His comment “Paris is as sure of itself as ever” still rings true as does when he continues “It is just the same, as gigantic and brimming with necessity in the details as much as in its larger forms.” We’re updating Gertrude Stein’s view in her 1940 book Paris France from the city being “the natural background of the art and literature of the 20th century” to being “the natural background of the art and literature of the 21st century”.
She lived in the 7th Arrondisement on the Left Bank. “A very charming flat between the courtyard and the garden,” was how she described her French home. “The days go by and I have no desire to move from my house and garden.” Her sister Diana Mosley said, “As soon as possible, in 1945, she got a flat in Paris, where she lived for 20 happy years.” She never lived in England again. Nancy wrote to her mother, “I am so completely happy here… I feel a totally different person as if I had come out of a coalmine into daylight… Oh my passion for the French!”
It was a charmed existence. “The houses she visited ‘glittered like miniature Wallace Collections’ and the women were generally ‘glittering with jewels’,” records Harold Action in his 1975 biography of Nancy Mitford. He offers tantalising glimpses into her Parisian life: “Highly diverted by the difference of French and English social conventions, full of admiration for General de Gaulle, enchanted by the details and incidental episodes of the Parisian scene, she became ardently Francophile, yet she remained English to the core.”

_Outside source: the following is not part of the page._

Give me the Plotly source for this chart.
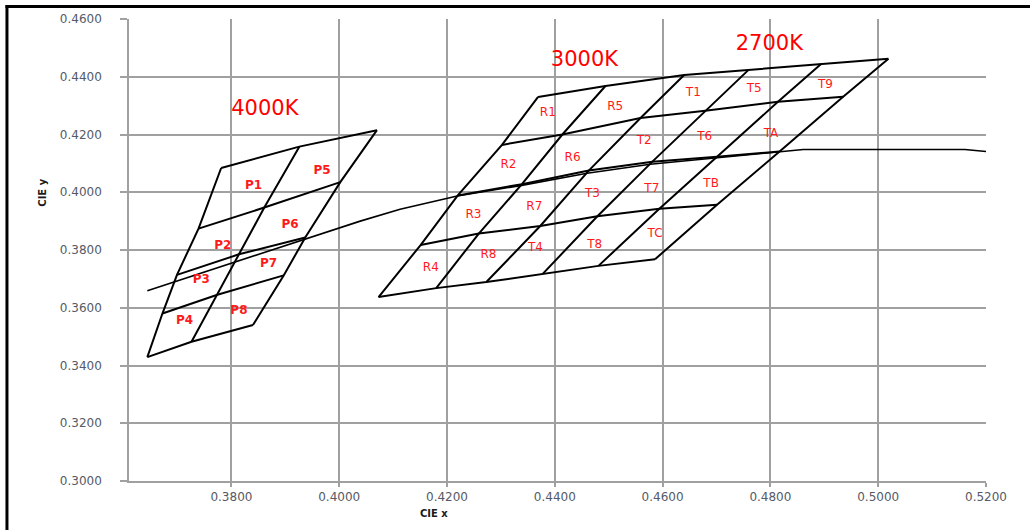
import plotly.graph_objects as go

# ---- axes -------------------------------------------------------------
x_range = [0.361, 0.52]
y_range = [0.30, 0.46]
x_ticks = [0.38, 0.40, 0.42, 0.44, 0.46, 0.48, 0.50, 0.52]
y_ticks = [0.30, 0.32, 0.34, 0.36, 0.38, 0.40, 0.42, 0.44, 0.46]

# ---- blackbody (Planckian) locus --------------------------------------
locus_x = [0.3644, 0.3798, 0.3937, 0.4039, 0.4113, 0.4219, 0.4336, 0.4460,
           0.4577, 0.4701, 0.4818, 0.4861, 0.5161, 0.5200]
locus_y = [0.3659, 0.3753, 0.3839, 0.3900, 0.3941, 0.3987, 0.4023, 0.4066,
           0.4097, 0.4120, 0.4141, 0.4148, 0.4148, 0.4141]

# ---- 4000K bin grid: rows top->bottom, columns left->right -------------
cool_grid_x = [
    [0.3781, 0.3926, 0.4070],
    [0.3739, 0.3861, 0.4002],
    [0.3699, 0.3814, 0.3937],
    [0.3672, 0.3774, 0.3897],
    [0.3644, 0.3726, 0.3840],
]
cool_grid_y = [
    [0.4084, 0.4158, 0.4215],
    [0.3874, 0.3947, 0.4035],
    [0.3714, 0.3785, 0.3843],
    [0.3580, 0.3645, 0.3712],
    [0.3429, 0.3482, 0.3540],
]
cool_bins = ["P1", "P5", "P2", "P6", "P3", "P7", "P4", "P8"]
cool_bin_x = [0.3841, 0.3968, 0.3784, 0.3909, 0.3744, 0.3869, 0.3713, 0.3814]
cool_bin_y = [0.4022, 0.4072, 0.3814, 0.3888, 0.3697, 0.3752, 0.3553, 0.3588]

# ---- 3000K / 2700K bin grid ------------------------------------------
warm_grid_x = [
    [0.4369, 0.4494, 0.4640, 0.4759, 0.4894, 0.5019],
    [0.4302, 0.4414, 0.4559, 0.4679, 0.4814, 0.4935],
    [0.4220, 0.4339, 0.4463, 0.4581, 0.4701, 0.4817],
    [0.4151, 0.4259, 0.4373, 0.4479, 0.4594, 0.4701],
    [0.4073, 0.4180, 0.4273, 0.4378, 0.4481, 0.4586],
]
warm_grid_y = [
    [0.4330, 0.4368, 0.4406, 0.4423, 0.4444, 0.4462],
    [0.4164, 0.4200, 0.4257, 0.4282, 0.4313, 0.4331],
    [0.3989, 0.4028, 0.4075, 0.4106, 0.4123, 0.4141],
    [0.3817, 0.3857, 0.3883, 0.3917, 0.3943, 0.3957],
    [0.3637, 0.3668, 0.3689, 0.3718, 0.3745, 0.3768],
]
warm_bins = ["R1", "R5", "T1", "T5", "T9",
             "R2", "R6", "T2", "T6", "TA",
             "R3", "R7", "T3", "T7", "TB",
             "R4", "R8", "T4", "T8", "TC"]
warm_bin_x = [0.4387, 0.4512, 0.4657, 0.4770, 0.4902,
              0.4314, 0.4433, 0.4566, 0.4678, 0.4801,
              0.4249, 0.4362, 0.4470, 0.4580, 0.4690,
              0.4170, 0.4277, 0.4364, 0.4474, 0.4586]
warm_bin_y = [0.4273, 0.4294, 0.4345, 0.4357, 0.4370,
              0.4093, 0.4118, 0.4179, 0.4193, 0.4202,
              0.3921, 0.3949, 0.3995, 0.4012, 0.4030,
              0.3739, 0.3783, 0.3806, 0.3817, 0.3854]

# ---- CCT headings ------------------------------------------------------
cct_labels = ["4000K", "3000K", "2700K"]
cct_x = [0.3862, 0.4455, 0.4798]
cct_y = [0.4284, 0.4454, 0.4512]

LINE = dict(color="black", width=2)
fig = go.Figure()


def add_grid(gx, gy):
    n_rows, n_cols = len(gx), len(gx[0])
    for r in range(n_rows):
        fig.add_trace(go.Scatter(x=gx[r], y=gy[r], mode="lines", line=LINE,
                                 hoverinfo="skip", showlegend=False))
    for c in range(n_cols):
        fig.add_trace(go.Scatter(x=[gx[r][c] for r in range(n_rows)],
                                 y=[gy[r][c] for r in range(n_rows)],
                                 mode="lines", line=LINE,
                                 hoverinfo="skip", showlegend=False))


fig.add_trace(go.Scatter(x=locus_x, y=locus_y, mode="lines",
                         line=dict(color="black", width=1.6),
                         hoverinfo="skip", showlegend=False))
add_grid(cool_grid_x, cool_grid_y)
add_grid(warm_grid_x, warm_grid_y)

fig.add_trace(go.Scatter(x=cool_bin_x, y=cool_bin_y, text=cool_bins, mode="text",
                         textfont=dict(family="DejaVu Sans", size=12, color="#ff1a1a",
                                       weight="bold"),
                         hoverinfo="skip", showlegend=False))
fig.add_trace(go.Scatter(x=warm_bin_x, y=warm_bin_y, text=warm_bins, mode="text",
                         textfont=dict(family="DejaVu Sans", size=12, color="#ff1a1a"),
                         hoverinfo="skip", showlegend=False))
fig.add_trace(go.Scatter(x=cct_x, y=cct_y, text=cct_labels, mode="text",
                         textfont=dict(family="DejaVu Sans", size=21, color="#ff0000"),
                         hoverinfo="skip", showlegend=False))

GRID = "#a0a0a0"
TICKFONT = dict(family="DejaVu Sans", size=12, color="#555a66")

fig.update_xaxes(range=x_range, tickvals=x_ticks, tickformat=".4f",
                 showgrid=True, gridcolor=GRID, gridwidth=1.5,
                 showline=True, linecolor=GRID, linewidth=1.5,
                 ticks="outside", ticklen=4, tickcolor=GRID, tickwidth=1.5,
                 tickfont=TICKFONT, zeroline=False)
fig.update_yaxes(range=y_range, tickvals=y_ticks, tickformat=".4f",
                 showgrid=True, gridcolor=GRID, gridwidth=1.5,
                 showline=True, linecolor=GRID, linewidth=1.5,
                 ticks="outside", ticklen=7, tickcolor=GRID, tickwidth=1.5,
                 tickfont=TICKFONT, ticklabelstandoff=16, zeroline=False)

# axis titles
fig.add_annotation(x=0.4175, y=-0.07, xref="x", yref="paper", text="CIE x",
                   showarrow=False, yanchor="middle",
                   font=dict(family="DejaVu Sans", size=10, color="#1a1a1a", weight="bold"))
fig.add_annotation(x=-0.101, y=0.4, xref="paper", yref="y", text="CIE y",
                   showarrow=False, textangle=-90, xanchor="center",
                   font=dict(family="DejaVu Sans", size=10, color="#1a1a1a", weight="bold"))

# outer frame (left and top edges)
fig.add_shape(type="line", xref="paper", yref="paper",
              x0=-0.1424, x1=-0.1424, y0=1.0301, y1=-0.11,
              line=dict(color="black", width=3), layer="above")
fig.add_shape(type="line", xref="paper", yref="paper",
              x0=-0.1441, x1=1.06, y0=1.0269, y1=1.0269,
              line=dict(color="black", width=3), layer="above")

fig.update_layout(width=1030, height=530,
                  margin=dict(l=129, r=44, t=16, b=49),
                  paper_bgcolor="white", plot_bgcolor="white",
                  showlegend=False)

fig.write_html("out.html")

“For the next 20 years, the happiest of her life, Nancy settled in Paris. Even before settling there she had put these words into the mouth of her hero Fabrice: ‘One’s emotions are intensified in Paris – one can be more happy and also more unhappy here than in any other place. But it is always a positive source of joy to live here, and there is nobody so miserable as a Parisian in exile from his town. The rest of the world seems unbearably cold and bleak to us, hardly worth living in…”

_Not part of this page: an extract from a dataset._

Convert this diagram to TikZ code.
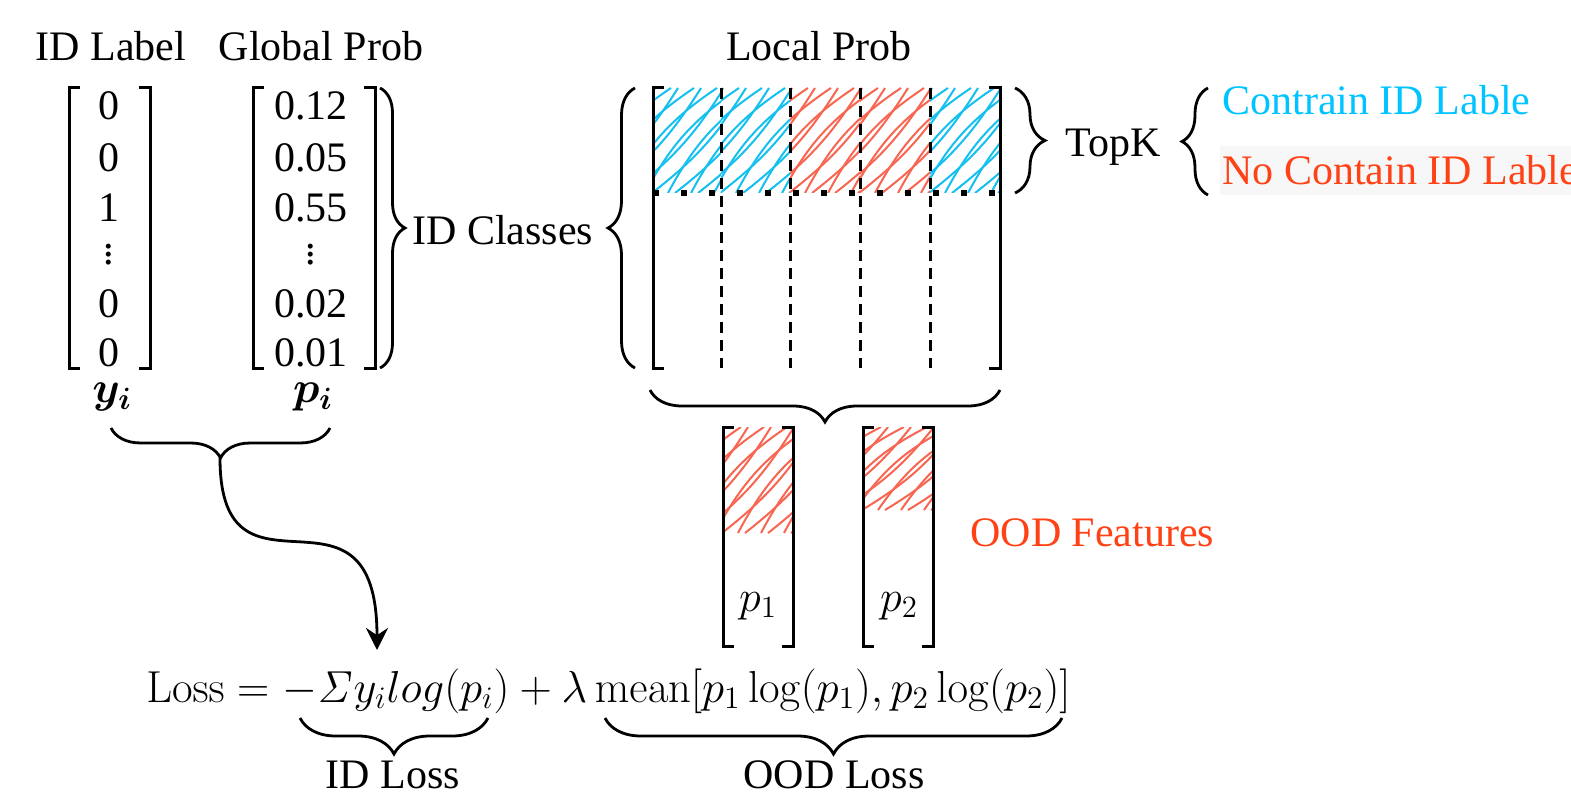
\RequirePackage{fix-cm}
\documentclass[tikz,border=0pt]{standalone}
\usepackage[no-math]{fontspec}
\setmainfont{Liberation Serif}
\usepackage{bm}
\usetikzlibrary{decorations.pathreplacing,arrows.meta}
\definecolor{cy}{RGB}{20,192,240}
\definecolor{cyt}{RGB}{0,196,255}
\definecolor{hred}{RGB}{248,102,82}
\definecolor{tred}{RGB}{255,66,22}
\newcommand\lbrk[3]{\draw[brk] (#1+11,#2) -- (#1,#2) -- (#1,#3) -- (#1+11,#3);}
\newcommand\rbrk[3]{\draw[brk] (#1-11,#2) -- (#1,#2) -- (#1,#3) -- (#1-11,#3);}
\newcommand\hatchcell[5]{%
  \begin{scope}
    \clip (#1,#2) rectangle (#3,#4);
    \foreach \k in {0,...,8}{
      \draw[#5, line width=1pt] ({#1-100+\k*23},#4) to[bend left=14] ({#1-100+\k*23+95},#2);
      \draw[#5, line width=1pt] ({#1-93+\k*23},#4) to[bend right=10] ({#1-93+\k*23+95},#2);
    }
  \end{scope}}
\begin{document}
\begin{tikzpicture}[x=0.5pt,y=-0.5pt,
  t/.style={font=\fontsize{21}{25}\selectfont, inner sep=0pt},
  brk/.style={line width=1.5pt, line join=miter},
  vdash/.style={line width=1.5pt, dash pattern=on 5.5pt off 3.5pt},
  hdot/.style={line width=3pt, dash pattern=on 3pt off 11pt},
  brace/.style={line width=1.4pt, decorate, decoration={brace, amplitude=#1}},
  brace/.default=12pt]
\useasboundingbox (0,0) rectangle (1571,797);
\fill[white] (0,0) rectangle (1571,797);

% headers
\node[t, anchor=base] (hid) at (111,61) {ID Label};
\node[t, anchor=base] (hgp) at (321,61) {Global Prob};
\node[t, anchor=base] (hlp) at (819,61) {Local Prob};

% y matrix
\lbrk{69}{88}{368}
\rbrk{150}{88}{368}
\node[t, anchor=base] (y1) at (109,120) {0};
\node[t, anchor=base] (y2) at (109,172) {0};
\node[t, anchor=base] (y3) at (109,221) {1};
\node[t] (y4) at (109,249) {$\vdots$};
\node[t, anchor=base] (y5) at (109,317) {0};
\node[t, anchor=base] (y6) at (109,366) {0};
\node[t, font=\fontsize{22}{26}\selectfont] (yi) at (112,397) {$\bm{y_i}$};

% p matrix
\lbrk{253}{88}{368}
\rbrk{375}{88}{368}
\node[t, anchor=base] (p1) at (311,120) {0.12};
\node[t, anchor=base] (p2) at (311,172) {0.05};
\node[t, anchor=base] (p3) at (311,221) {0.55};
\node[t] (p4) at (311,249) {$\vdots$};
\node[t, anchor=base] (p5) at (311,317) {0.02};
\node[t, anchor=base] (p6) at (311,366) {0.01};
\node[t, font=\fontsize{22}{26}\selectfont] (pi) at (313,397) {$\bm{p_i}$};

% ID classes
\draw[brace=12.5pt] (380,88) -- (380,368);
\node[t, anchor=west] (idc) at (412,230) {ID Classes};
\draw[brace=13.5pt] (635,368) -- (635,88);

% local prob matrix hatch
\hatchcell{653}{88}{721}{193}{cy}
\hatchcell{721}{88}{790}{193}{cy}
\hatchcell{790}{88}{860}{193}{hred}
\hatchcell{860}{88}{930}{193}{hred}
\hatchcell{930}{88}{1000}{193}{cy}
\lbrk{653}{88}{368}
\rbrk{1000}{88}{368}
\foreach \xx in {721,790,860,930}{\draw[vdash] (\xx,88) -- (\xx,368);}
\draw[hdot] (653,193) -- (1000,193);

% topk
\draw[brace=15pt] (1015,88) -- (1015,193);
\node[t, anchor=base west] (topk) at (1065,157) {TopK};
\draw[brace=13pt] (1208,195) -- (1208,88);
\node[t, anchor=base west, text=cyt] (cont) at (1222,115) {Contrain ID Lable};
\node[t, anchor=west, text=tred, fill=black!3, inner xsep=1pt, minimum height=24.5pt] (ncont) at (1220,170.5) {No Contain ID Lable};

% brace below local
\draw[brace=16pt] (1000,390) -- (650,390);

% p1 p2 columns
\hatchcell{723}{427}{793}{533}{hred}
\hatchcell{863}{427}{933}{510}{hred}
\lbrk{723}{427}{646}
\rbrk{793}{427}{646}
\lbrk{863}{427}{646}
\rbrk{933}{427}{646}
\node[t, font=\fontsize{22}{26}\selectfont] (pp1) at (758,606) {$p_1$};
\node[t, font=\fontsize{22}{26}\selectfont] (pp2) at (899,606) {$p_2$};
\node[t, anchor=west, text=tred] (oodf) at (970,533) {OOD Features};

% brace under y_i p_i and arrow
\draw[brace=15pt] (330,428) -- (111,428);
\coordinate (btip) at (220,458);
\coordinate (aend) at (377,650);
\draw[line width=1.4pt, -{Stealth[length=11pt,width=11pt]}] (btip) .. controls (220,620) and (377,460) .. (aend);

% loss
\node[t, anchor=base, font=\fontsize{22.4}{27}\selectfont] (loss) at (608.5,702) {$\mathrm{Loss} = -\mathit{\Sigma} y_i log(p_i) + \lambda\,\mathrm{mean}[p_1\log(p_1), p_2\log(p_2)]$};
\draw[brace=18pt] (488,718) -- (300,718);
\draw[brace=18pt] (1062,718) -- (605,718);
\node[t] (idl) at (393,775) {ID Loss};
\node[t] (oodl) at (834,775) {OOD Loss};
\end{tikzpicture}
\end{document}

“Always a strenuous walker, Nancy was able to familiarise herself with the intimate old Paris behind the boulevards and the Hôtel de Ville, the quays and narrower streets with high roofed buildings, with the venerable Place des Vosges and the classical mansions on the left bank of the Seine so long inhabited by French nobility whose names had inspired Balzac and Proust. Balzac’s Madame de Sauve might even have suggested Nancy’s Sauveterre. The British Embassy was full of her friends. Our Ambassador Duff Cooper and the glamorous Lady Diana made it sparkle as never before with poets, painters and musicians.”
“Before the end of 1947 she had the good fortune to discover an ideal apartment, the ground floor of an old mansion between courtyard and garden in the Rue Monsieur, which she referred to henceforth as ‘Mr Street’. ‘I’ve got a perfectly blissful and more or less permanent flat,’ she informed in December 1947, ‘Untouched I should think for 60 years. I spent my first evening removing the 25 lace mats with objects on them mostly from Far Japan (dainty). The furniture is qualité de musée – such wonderful pieces, now you can see them.” Her character Cedric sounds positively autobiographic in Love in a Cold Climate: “In Paris I have an apartment of all beauty. One’s idea of heaven.”
Little wonder Nancy was a Francophile and honorary Parisian. Aren’t we all? Rue Monsieur is the Lad Lane of Paris. A tranquil oasis surrounded by all the action. Where Rue Monsieur tips the louche sounding Rue de Babylone to the north of Nancy’s pied-à-terre is the intriguing looking La Pagode. Under wraps for now, this oriental building was built as a community hall in 1896 to the design of architect Alexander Marcel before improbably becoming a cinema in the 1930s. Presumably our favourite female English novelist caught the odd matinée at La Pagode.
We Love Paris in the Springtime We Love Paris in the Fall
We’re back where we belong. “The energy of Paris will make you feel very good!” exclaims Parisienne Maud Rabin. The French capital sizzles once again. And nowhere more so than Le Meurice. The most beautifully curated of days. Bonne journée. Très bonne journée. We’ve got agency.
Next stop The Tabernacle Notting Hill. This red brick and terracotta church, designed in 1883 by Habershon + Fawkner (a practice specialising in ecclesiastical buildings and responsible for many chapels in Newport), became a community arts centre in the 1970s. A plaque in the hallway commemorates the life of Claudia Jones (1915 to 1964) publisher, political activist and mother of the Notting Hill Carnival. She organised the first Caribbean Carnival in Britain in 1958. A ‘Carnival Line’ sign over a pair of London Underground Tube seats contains the following station stops: Sound Systems, Community, Friends, Dance, Inclusivity, Happiness, Joy, Unity, Steel Pan, Calypso, Live Stages.